There’s a tiredness that is understood to come with motherhood. It’s a mixture of physical and emotional exhaustion that evolves over 18 years. It’s physical, sleepless nights that turn to worry-filled ones in time. It’s nursing infants, schlepping strollers, chasing toddlers, carpooling to little league, feeding the neighborhood after the game, trying to remember algebra to help your daughter, and looking at a sleeping teenager whose feet hang off the couch and wondering when your boy became as tall as you. It’s hard but rewarding. It has no roadmap but clear peaks and valleys. It’s well defined, understood by most, and sustainable.
Then, there’s a tiredness experienced by special needs parents.
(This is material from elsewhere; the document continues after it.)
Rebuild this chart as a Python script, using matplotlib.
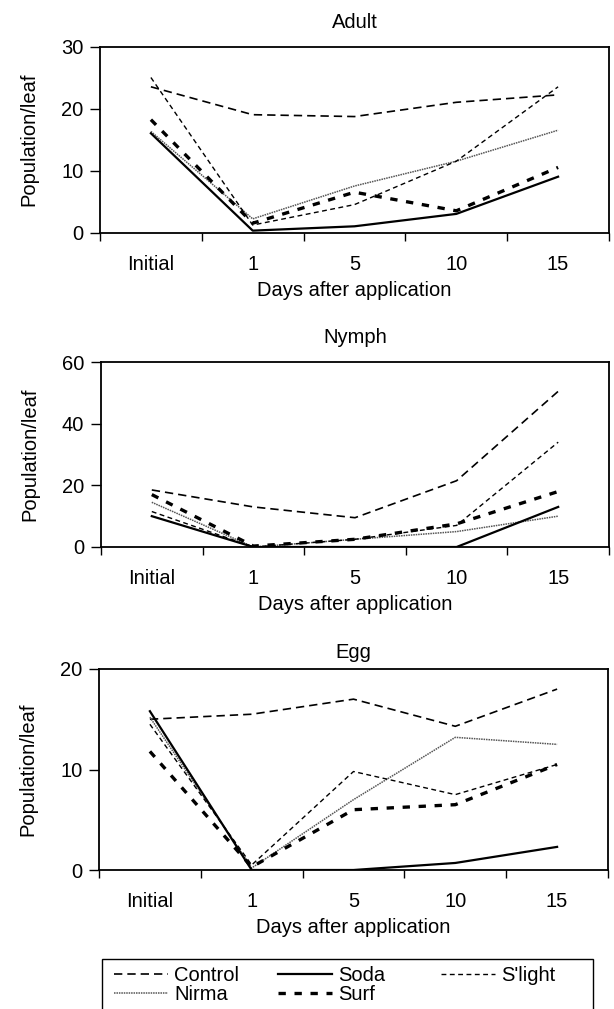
import matplotlib
matplotlib.use('Agg')
import matplotlib.pyplot as plt
from matplotlib.patches import Rectangle
import numpy as np

plt.rcParams['font.family'] = ['Liberation Sans', 'DejaVu Sans']

# categories on the x axis
days = ['Initial', '1', '5', '10', '15']

# Adult population/leaf
adult_control = [23.5, 19.0, 18.7, 21.0, 22.2]
adult_soda = [16.0, 0.3, 1.0, 3.0, 9.0]
adult_slight = [25.0, 1.2, 4.5, 11.5, 23.5]
adult_nirma = [16.3, 2.2, 7.5, 11.5, 16.5]
adult_surf = [18.2, 1.5, 6.5, 3.5, 10.5]

# Nymph population/leaf
nymph_control = [18.5, 13.0, 9.5, 21.5, 50.5]
nymph_soda = [10.0, 0.0, 0.0, 0.0, 13.0]
nymph_slight = [11.5, 0.0, 2.5, 7.0, 34.0]
nymph_nirma = [14.5, 0.0, 2.5, 5.0, 10.0]
nymph_surf = [17.0, 0.3, 2.5, 7.5, 18.0]

# Egg population/leaf
egg_control = [15.0, 15.5, 17.0, 14.3, 18.0]
egg_soda = [15.8, 0.0, 0.0, 0.7, 2.3]
egg_slight = [14.5, 0.5, 9.8, 7.5, 10.5]
egg_nirma = [15.2, 0.2, 7.0, 13.2, 12.5]
egg_surf = [11.8, 0.3, 6.0, 6.5, 10.5]

panels = [
    ('Adult', 30, [0, 10, 20, 30],
     [adult_control, adult_nirma, adult_soda, adult_surf, adult_slight]),
    ('Nymph', 60, [0, 20, 40, 60],
     [nymph_control, nymph_nirma, nymph_soda, nymph_surf, nymph_slight]),
    ('Egg', 20, [0, 10, 20],
     [egg_control, egg_nirma, egg_soda, egg_surf, egg_slight]),
]

names = ['Control', 'Nirma', 'Soda', 'Surf', "S'light"]
styles = [
    dict(color='black', lw=1.2, ls=(0, (5, 3))),
    dict(color='#555555', lw=1.1, ls=(0, (1, 0.6))),
    dict(color='black', lw=1.6, ls='-'),
    dict(color='black', lw=2.4, ls=(0, (2.2, 2.6))),
    dict(color='black', lw=1.0, ls=(0, (3.5, 2.5))),
]

# axes boxes in pixels: left, top, right, bottom
W, H = 614, 1009
boxes = [
    (100, 46.5, 609, 232.5),
    (101, 362, 609, 547),
    (99, 669, 608, 870),
]
title_pads = [13, 14, 8]

fig = plt.figure(figsize=(W / 100, H / 100), dpi=100)
fs = 14.5

x = np.arange(len(days)) + 0.5
handles = []
for (title, ymax, yticks, series), (l, t, r, b), tp in zip(panels, boxes, title_pads):
    ax = fig.add_axes([l / W, 1 - b / H, (r - l) / W, (b - t) / H])
    for vals, st in zip(series, styles):
        h, = ax.plot(x, vals, **st)
        if title == 'Adult':
            handles.append(h)
    ax.set_xlim(0, len(days))
    ax.set_ylim(0, ymax)
    ax.set_yticks(yticks)
    ax.set_xticks(x)
    ax.set_xticklabels(days, fontsize=fs)
    ax.set_xticks(np.arange(len(days) + 1), minor=True)
    ax.tick_params(axis='x', which='major', length=0, pad=16)
    ax.tick_params(axis='x', which='minor', length=6, width=1, direction='out')
    ax.tick_params(axis='y', length=7, width=1, direction='out', labelsize=fs, pad=5)
    for s in ax.spines.values():
        s.set_linewidth(1.3)
    ax.set_title(title, fontsize=fs, pad=tp)
    ax.set_xlabel('Days after application', fontsize=fs, labelpad=5)
    ax.set_ylabel('Population/leaf', fontsize=fs, labelpad=16)

# legend frame runs off the bottom of the figure, as in the scan
fig.patches.append(Rectangle((102 / W, -0.02), 491 / W, 0.02 + 1 - 959 / H,
                             transform=fig.transFigure, fill=False,
                             edgecolor='black', lw=1.0))
cols = [(handles[0:2], names[0:2], 114), (handles[2:4], names[2:4], 278),
        (handles[4:5], names[4:5], 441)]
for hs, ns, x0 in cols:
    lg = fig.legend(hs, ns, loc='upper left', bbox_to_anchor=(x0 / W, 1 - 966 / H),
                    borderaxespad=0, borderpad=0, fontsize=fs, frameon=False,
                    handlelength=2.7, handletextpad=0.3, labelspacing=0.0)

fig.savefig('out.png', dpi=100)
It’s invisible.
It’s the universal experience of motherhood with added responsibilities—like measuring medicines that are the difference between life and death, getting your child to and from daily therapies, schlepping their adaptive equipment, and having to pack what feels like a suitcase of medical supplies just to go to the grocery store.
It is the kind of tired coffee can’t fix. The kind of “tired” you wake up with.
It’s bills that never get opened and voicemails that go unanswered. Not because you don’t care, but because you can’t care.
You can’t add another “to do” or “to pay” to the list.
So, you leave them be.
It’s friends you never call. Not because you don’t long for their company but because “grabbing coffee” involves more planning than you have energy for.
It’s waking up with your 12-year-old four and five times a night.
It’s not waking up with her because you’re scared if you close your eyes, she won’t wake up.
It’s weeks on end spent inside hospital walls, hoping your other two children don’t resent you for missing their homeruns, touchdowns, and awards assemblies.
It’s hoping your child lives forever while worrying about what happens if her “forever” is longer than yours.
But it’s a tiredness you can’t speak of. Because it runs so deep it’s engrained in you, and because it’s a tiredness too alienating to speak of.
It’s expected that new mamas are physically tired. And seasoned mamas are emotionally worn out. But not special needs parents. We assume their child’s illness gives them superpowers. We ask a new mom how she’s sleeping. We tell a special needs mom we couldn’t do what she does. Not because we don’t care, but because we don’t realize how tired she is.
We don’t realize it because when we look at her, she’s “got it together.”
She’s cheering as her near-teenager takes her first steps.
She’s whipping up gluten-free everything, advocating for inclusion at school, and celebrating victories God only knows how hard she fought for.
She’s not crying in a corner.
But maybe it’s because she’s too tired to.
Parenting is exhausting. And I don’t share this to say special needs parents do it better. I share it to say they do it for longer and without a roadmap.
And because they do it so well, they make it look easy. But it isn’t.
And a pat on their back, a cup of coffee, or the words “I’m here” might just be the light their path needs.